Il est des noms qui, dans le silence feutré des bibliothèques ou le tumulte des débats contemporains, continuent de hanter notre conscience collective. Simone de Beauvoir est de ceux-là. Figure tutélaire de l’intelligentsia française du XXe siècle, sa silhouette austère, sa pensée rigoureuse et sa plume tranchante continuent de traverser les frontières géographiques et mentales de l’Europe. Mais au-delà des hommages académiques ou des citations bien placées dans les tribunes féministes, peut-on vraiment affirmer que l’Europe a été marquée — profondément, durablement — par son travail sur le féminisme ?
La publication du Deuxième Sexe en 1949 a été un séisme dans un continent encore convalescent après les convulsions de la guerre. “On ne naît pas femme : on le devient.” Cette phrase, désormais canonique, résonne comme un coup de tonnerre dans une société patriarcale en quête de réinvention. Elle offrait aux femmes européennes — françaises, mais aussi italiennes, allemandes, scandinaves — une clef de lecture de leur condition, mêlant existentialisme et lucidité sociologique. Un manifeste, mais sans la gestuelle militante ; une révolution, mais en gants blancs.
L’Europe de l’après-guerre, tiraillée entre reconstruction morale et essor économique, fut un terrain fertile pour les idées de Beauvoir. Dans les années 1970, alors que les cortèges féministes se multipliaient de Rome à Copenhague, de Lisbonne à Berlin, nombreuses sont les militantes qui, sous le bras, portaient Le Deuxième Sexe comme une sorte d’évangile profane. Certes, chaque nation a réinterprété Beauvoir selon ses propres tensions culturelles : en Suède, on l’a lue avec les lunettes du marxisme égalitariste ; en Espagne, après Franco, comme une promesse de modernité ; en Allemagne, avec la rigueur méthodique des sciences humaines.
Mais l’influence de Beauvoir ne s’est pas arrêtée au militantisme.

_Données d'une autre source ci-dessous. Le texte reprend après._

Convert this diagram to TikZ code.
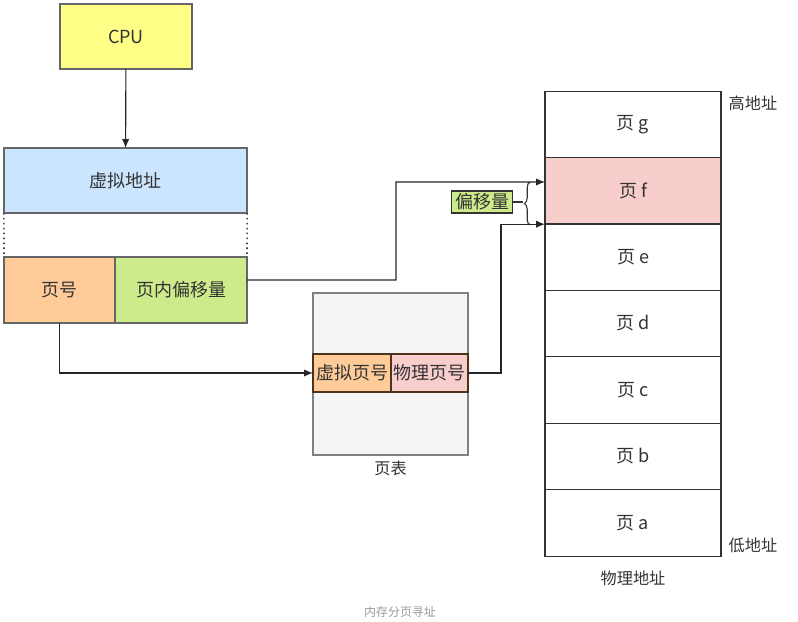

Elle a irrigué les facultés, les colloques, les politiques publiques. L’idée que le genre est une construction sociale — concept que Judith Butler poussera plus loin outre-Atlantique — trouve chez Beauvoir une première expression lumineuse. Ainsi, certaines directives européennes sur l’égalité salariale, la lutte contre les stéréotypes de genre ou les politiques d’émancipation éducative doivent beaucoup, sans parfois le savoir, à cette femme qui, en 1949, écrivait dans l’indifférence de ses contemporains mâles.
Cependant, force est de constater que cette influence a souvent été plus universitaire que populaire. Beauvoir a souffert — et souffre encore — d’un certain élitisme de réception. Longtemps, dans les milieux conservateurs, elle fut rangée au rayon des « intellos de la rive gauche », trop abstraite, trop parisienne, trop… sartrienne. Le féminisme européen, surtout dans sa veine pragmatique contemporaine, lui préfère aujourd’hui des figures plus directes, plus ancrées dans les problématiques de terrain.
Et pourtant, chaque fois qu’une femme européenne revendique sa liberté de devenir autre chose qu’un rôle assigné, chaque fois qu’un débat naît sur la maternité choisie, l’indépendance financière, l’égalité d’accès aux savoirs, la voix de Simone de Beauvoir résonne en sourdine. Non comme un slogan, mais comme une fondation.
Alors oui, l’Europe a été marquée par Simone de Beauvoir — mais comme elle est marquée par ses cathédrales, ses grands romans, ses manifestes oubliés : discrètement, profondément, par capillarité plutôt que par explosion. Une trace moins visible qu’un hashtag, mais infiniment plus durable.